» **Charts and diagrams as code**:
──────────────────────────────
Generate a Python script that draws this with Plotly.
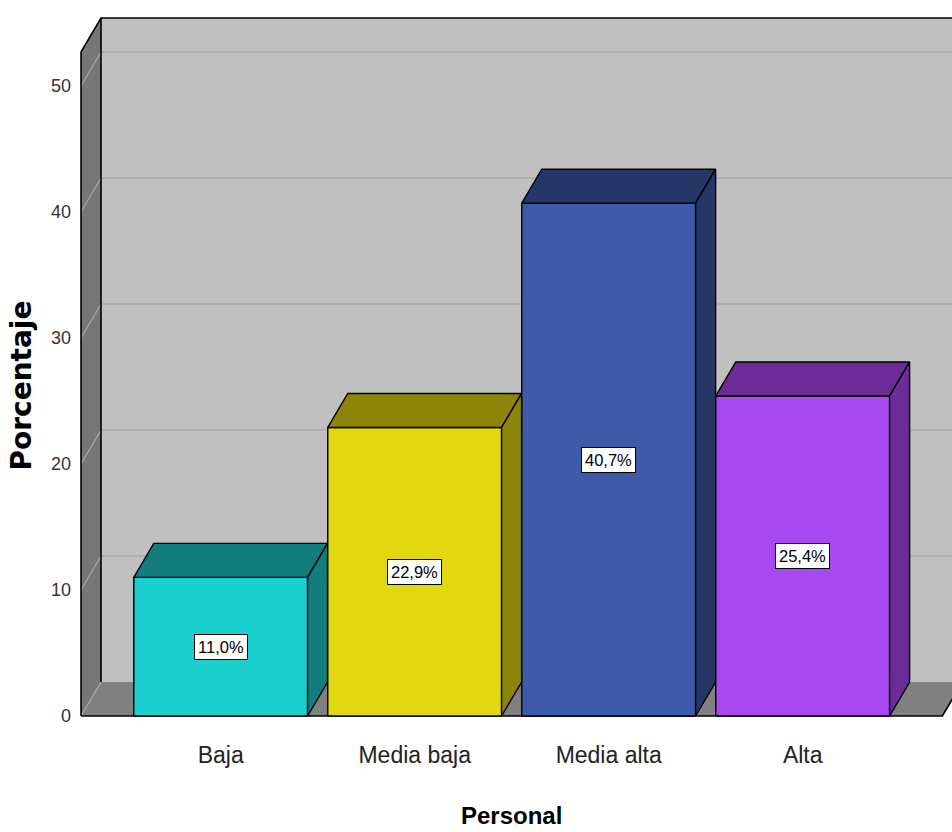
import plotly.graph_objects as go

# Frequencies of the "Personal" variable (percent)
categories = ["Baja", "Media baja", "Media alta", "Alta"]
values = [11.0, 22.9, 40.7, 25.4]
front_colors = ["#1ccfcf", "#e2d811", "#3e5aa8", "#a84af0"]
shade_colors = ["#127d7c", "#8c850a", "#263767", "#6b2c98"]
y_ticks = [0, 10, 20, 30, 40, 50]
y_tick_labels = ["0", "10", "20", "30", "40", "50"]

# 3D box geometry (data units)
DX, DY = 0.1031, 2.698          # depth offset of the back plane
HALF = 0.448                    # half bar width
FL, FR = -0.72, 3.72            # floor front left / right
TOP = 52.7                      # wall height at the front plane

fig = go.Figure()


def poly(xs, ys, fill, line_color=None, width=0):
    fig.add_trace(go.Scatter(
        x=xs + [xs[0]], y=ys + [ys[0]], mode="lines", fill="toself",
        fillcolor=fill, line=dict(color=line_color or fill, width=width),
        hoverinfo="skip", showlegend=False))


def seg(xs, ys, color, width):
    fig.add_trace(go.Scatter(x=xs, y=ys, mode="lines",
                             line=dict(color=color, width=width),
                             hoverinfo="skip", showlegend=False))


# back wall
poly([FL + DX, FR + DX + 1, FR + DX + 1, FL + DX], [DY, DY, TOP + DY, TOP + DY], "#c0c0c0")
# floor
poly([FL, FR, FR + DX, FL + DX], [0, 0, DY, DY], "#808080")
# left wall
poly([FL, FL + DX, FL + DX, FL], [0, DY, TOP + DY, TOP], "#777777")

# grid lines on back wall and left wall
for t in y_ticks:
    if t > 0:
        seg([FL + DX, FR + DX + 1], [t + DY, t + DY], "#ababab", 1.5)
    seg([FL, FL + DX], [t, t + DY], "#a8a8a8", 1.2)

# box edges
seg([FL, FL], [0, TOP], "black", 1.6)
seg([FL + DX, FL + DX], [DY, TOP + DY], "black", 1.6)
seg([FL, FL + DX, FR + DX + 1], [TOP, TOP + DY, TOP + DY], "black", 1.6)
seg([FL, FR, FR + DX], [0, 0, DY], "black", 1.6)

# bars
for i, (v, fc, sc) in enumerate(zip(values, front_colors, shade_colors)):
    x0, x1 = i - HALF, i + HALF
    poly([x0, x1, x1, x0], [0, 0, v, v], fc, "black", 1.4)
    poly([x0, x1, x1 + DX, x0 + DX], [v, v, v + DY, v + DY], sc, "black", 1.4)
    poly([x1, x1 + DX, x1 + DX, x1], [0, DY, v + DY, v], sc, "black", 1.4)

# value labels
for i, v in enumerate(values):
    fig.add_annotation(
        x=i, y=v / 2, text=f"{v:.1f}%".replace(".", ","), showarrow=False,
        bgcolor="white", bordercolor="black", borderwidth=1, borderpad=3,
        font=dict(family="Liberation Sans, Arial, sans-serif", size=16.5, color="black"))

# axis titles
fig.add_annotation(x=1.5, y=-0.1364, xref="x", yref="paper", text="<b>Personal</b>",
                   showarrow=False, yanchor="middle",
                   font=dict(family="Liberation Sans, Arial, sans-serif", size=24, color="black"))
fig.add_annotation(x=-0.065, y=0.474, xref="paper", yref="paper", text="<b>Porcentaje</b>",
                   textangle=-90, showarrow=False, xanchor="center", yanchor="middle",
                   font=dict(family="DejaVu Sans, sans-serif", size=28, color="black"))

fig.update_layout(
    width=952, height=832,
    margin=dict(l=78, r=0, t=15, b=113),
    paper_bgcolor="white", plot_bgcolor="white",
    showlegend=False,
    xaxis=dict(range=[-0.7355, 3.7696], tickvals=list(range(len(categories))), ticktext=categories,
               showgrid=False, zeroline=False, showline=False, ticks="",
               ticklabelstandoff=20,
               tickfont=dict(family="Liberation Sans, Arial, sans-serif", size=23, color="#222222")),
    yaxis=dict(range=[-0.238, 55.635], tickvals=y_ticks, ticktext=y_tick_labels,
               showgrid=False, zeroline=False, showline=False, ticks="",
               ticklabelstandoff=6,
               tickfont=dict(family="Liberation Sans, Arial, sans-serif", size=18, color="#333333")),
)

fig.write_html("out.html")
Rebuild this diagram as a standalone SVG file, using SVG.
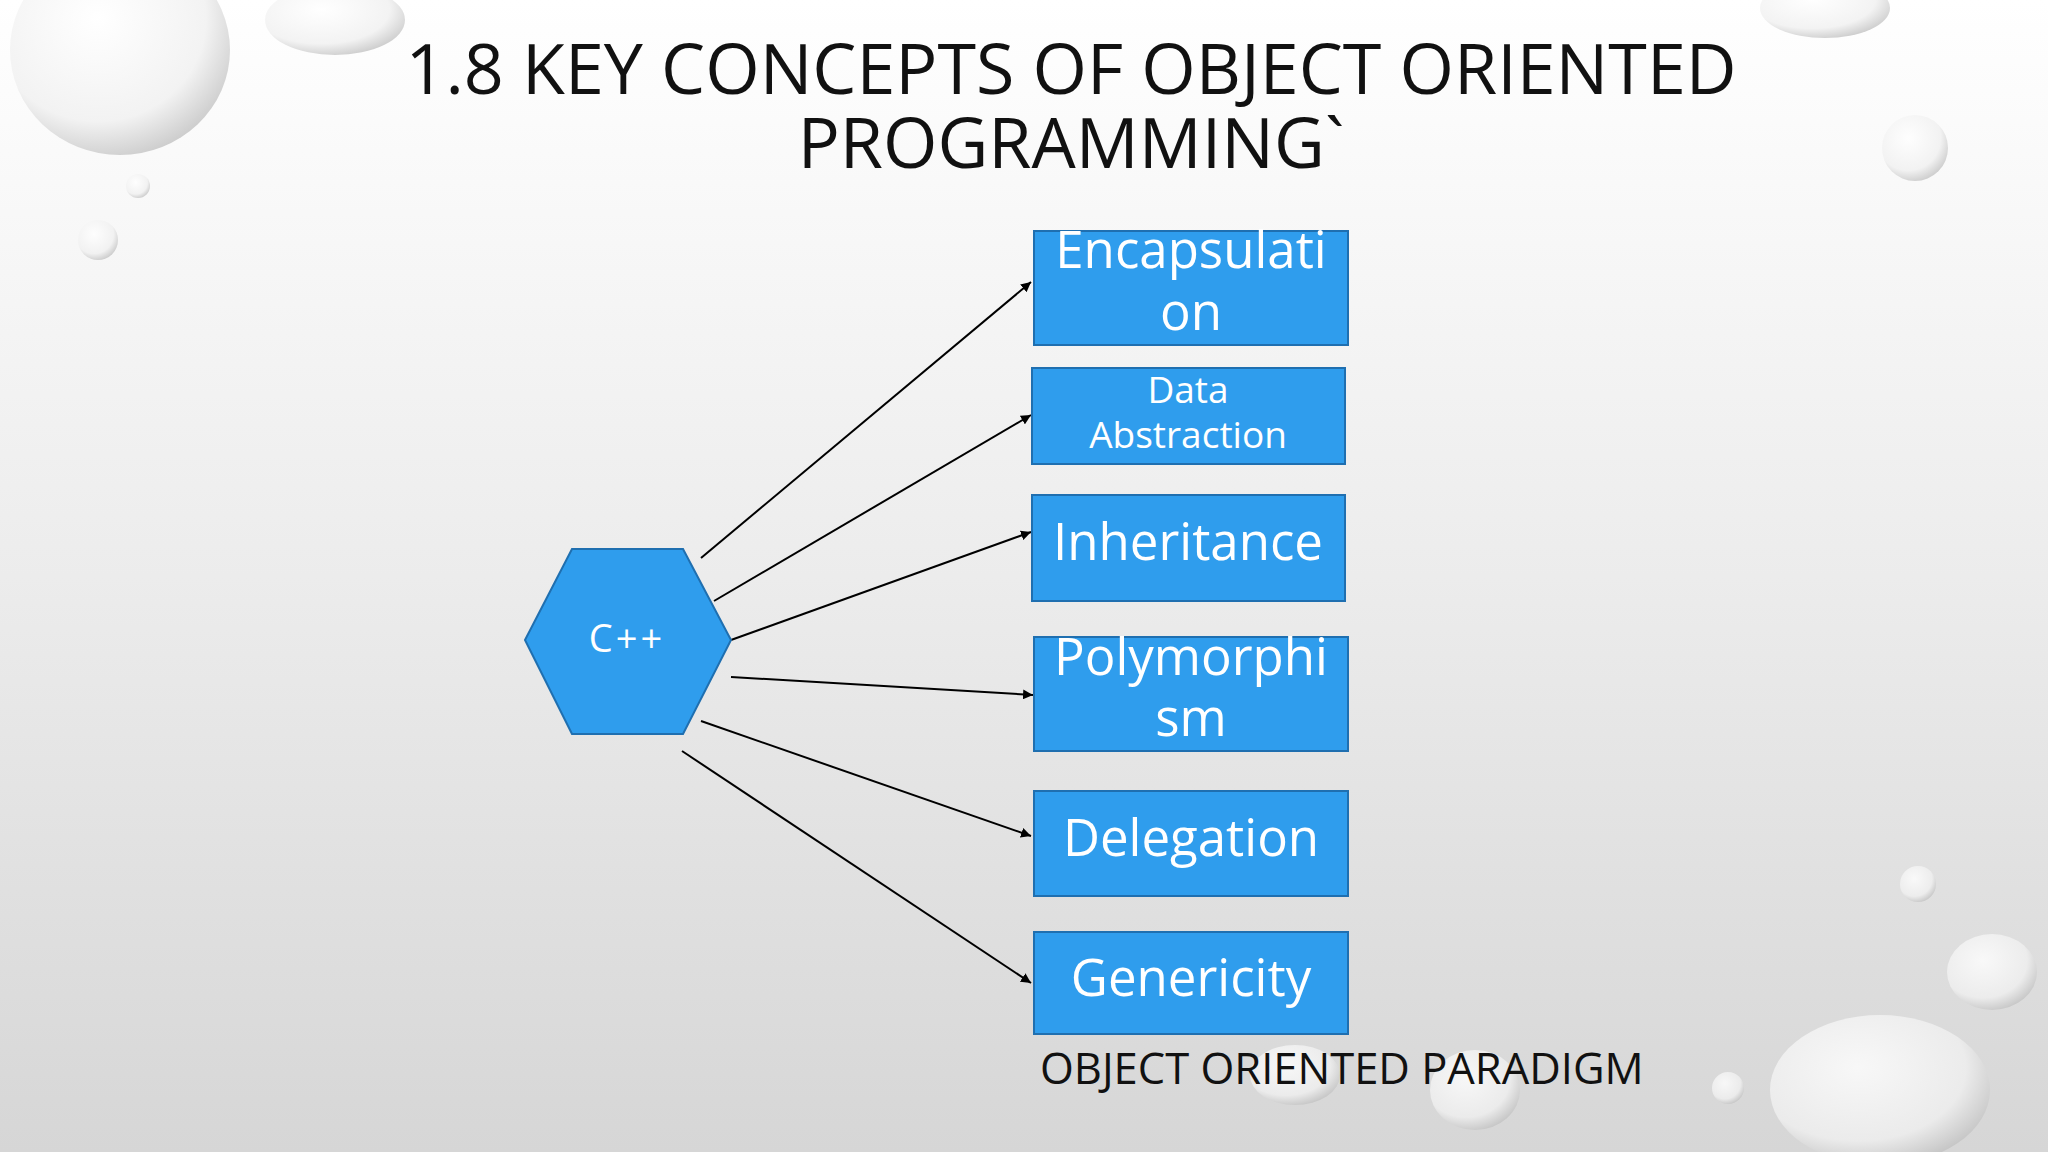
<svg xmlns="http://www.w3.org/2000/svg" width="2048" height="1152" viewBox="0 0 2048 1152">
<defs>
<linearGradient id="bg" x1="0" y1="0" x2="0" y2="1"><stop offset="0" stop-color="#ffffff"/><stop offset="0.5" stop-color="#ececec"/><stop offset="1" stop-color="#d6d6d6"/></linearGradient>
<radialGradient id="drop" cx="0.4" cy="0.35" r="0.7"><stop offset="0" stop-color="#ffffff"/><stop offset="0.7" stop-color="#f0f0f0"/><stop offset="1" stop-color="#bdbdbd"/></radialGradient>
<marker id="ah" viewBox="0 0 10 10" refX="10" refY="5" markerWidth="10" markerHeight="10" markerUnits="userSpaceOnUse" orient="auto"><path d="M0,0 L10,5 L0,10 z" fill="#000"/></marker>
</defs>
<style>
.box{fill:#2f9ded;stroke:#1f6fb0;stroke-width:2}
.t{font-family:"Open Sans","DejaVu Sans",sans-serif;fill:#fff;text-anchor:middle}
.c{stroke:#000;stroke-width:2;fill:none;marker-end:url(#ah)}
.d{fill:url(#drop);opacity:0.8}
</style>
<rect width="2048" height="1152" fill="url(#bg)"/>
<g id="drops">
<ellipse class="d" cx="120" cy="50" rx="110" ry="105"/>
<ellipse class="d" cx="335" cy="20" rx="70" ry="35"/>
<circle class="d" cx="98" cy="240" r="20"/>
<circle class="d" cx="138" cy="186" r="12"/>
<circle class="d" cx="1915" cy="148" r="33"/>
<ellipse class="d" cx="1825" cy="8" rx="65" ry="30"/>
<circle class="d" cx="1918" cy="884" r="18"/>
<ellipse class="d" cx="1992" cy="972" rx="45" ry="38"/>
<ellipse class="d" cx="1880" cy="1090" rx="110" ry="75"/>
<ellipse class="d" cx="1475" cy="1090" rx="45" ry="40"/>
<ellipse class="d" cx="1295" cy="1075" rx="45" ry="30"/>
<circle class="d" cx="1728" cy="1088" r="16"/>
</g>
<g id="title" font-family="Open Sans,'DejaVu Sans',sans-serif" font-size="70" fill="#111" text-anchor="middle">
<text x="1071" y="94">1.8 KEY CONCEPTS OF OBJECT ORIENTED</text>
<text x="1071" y="168">PROGRAMMING`</text>
</g>
<g id="connectors">
<line class="c" x1="701" y1="558" x2="1031" y2="282"/>
<line class="c" x1="714" y1="601" x2="1031" y2="415"/>
<line class="c" x1="731" y1="640" x2="1031" y2="532"/>
<line class="c" x1="731" y1="677" x2="1033" y2="695"/>
<line class="c" x1="701" y1="721" x2="1031" y2="836"/>
<line class="c" x1="682" y1="751" x2="1031" y2="983"/>
</g>
<g id="cpp"><polygon class="box" points="525,640 572,549 683,549 731,640 683,734 572,734"/><text class="t" x="627" y="652" font-size="38" letter-spacing="3">C++</text></g>
<g id="encapsulation"><rect class="box" x="1034" y="231" width="314" height="114"/><text class="t" x="1191" y="268" font-size="51">Encapsulati</text><text class="t" x="1191" y="330" font-size="51">on</text></g>
<g id="data-abstraction"><rect class="box" x="1032" y="368" width="313" height="96"/><text class="t" x="1188" y="403" font-size="37">Data</text><text class="t" x="1188" y="448" font-size="37">Abstraction</text></g>
<g id="inheritance"><rect class="box" x="1032" y="495" width="313" height="106"/><text class="t" x="1188" y="560" font-size="51">Inheritance</text></g>
<g id="polymorphism"><rect class="box" x="1034" y="637" width="314" height="114"/><text class="t" x="1191" y="675" font-size="51">Polymorphi</text><text class="t" x="1191" y="736" font-size="51">sm</text></g>
<g id="delegation"><rect class="box" x="1034" y="791" width="314" height="105"/><text class="t" x="1191" y="856" font-size="51">Delegation</text></g>
<g id="genericity"><rect class="box" x="1034" y="932" width="314" height="102"/><text class="t" x="1191" y="996" font-size="51">Genericity</text></g>
<text x="1040" y="1084" font-family="Open Sans,'DejaVu Sans',sans-serif" font-size="43.5" fill="#111">OBJECT ORIENTED PARADIGM</text>
</svg>
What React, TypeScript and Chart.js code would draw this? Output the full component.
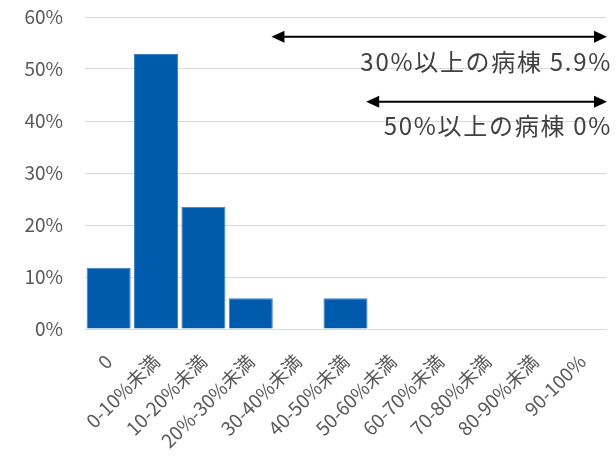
──────────────────────────────
» **Problem to solve**:
Everything from the first line to the line with "fig = go.Figure()" must be repeated exactly, and nothing else. Leave the pictures out.

» **The result**:
Generate a Python script that draws this with Plotly.
import plotly.graph_objects as go

# Frequencies of the "Personal" variable (percent)
categories = ["Baja", "Media baja", "Media alta", "Alta"]
values = [11.0, 22.9, 40.7, 25.4]
front_colors = ["#1ccfcf", "#e2d811", "#3e5aa8", "#a84af0"]
shade_colors = ["#127d7c", "#8c850a", "#263767", "#6b2c98"]
y_ticks = [0, 10, 20, 30, 40, 50]
y_tick_labels = ["0", "10", "20", "30", "40", "50"]

# 3D box geometry (data units)
DX, DY = 0.1031, 2.698          # depth offset of the back plane
HALF = 0.448                    # half bar width
FL, FR = -0.72, 3.72            # floor front left / right
TOP = 52.7                      # wall height at the front plane

fig = go.Figure()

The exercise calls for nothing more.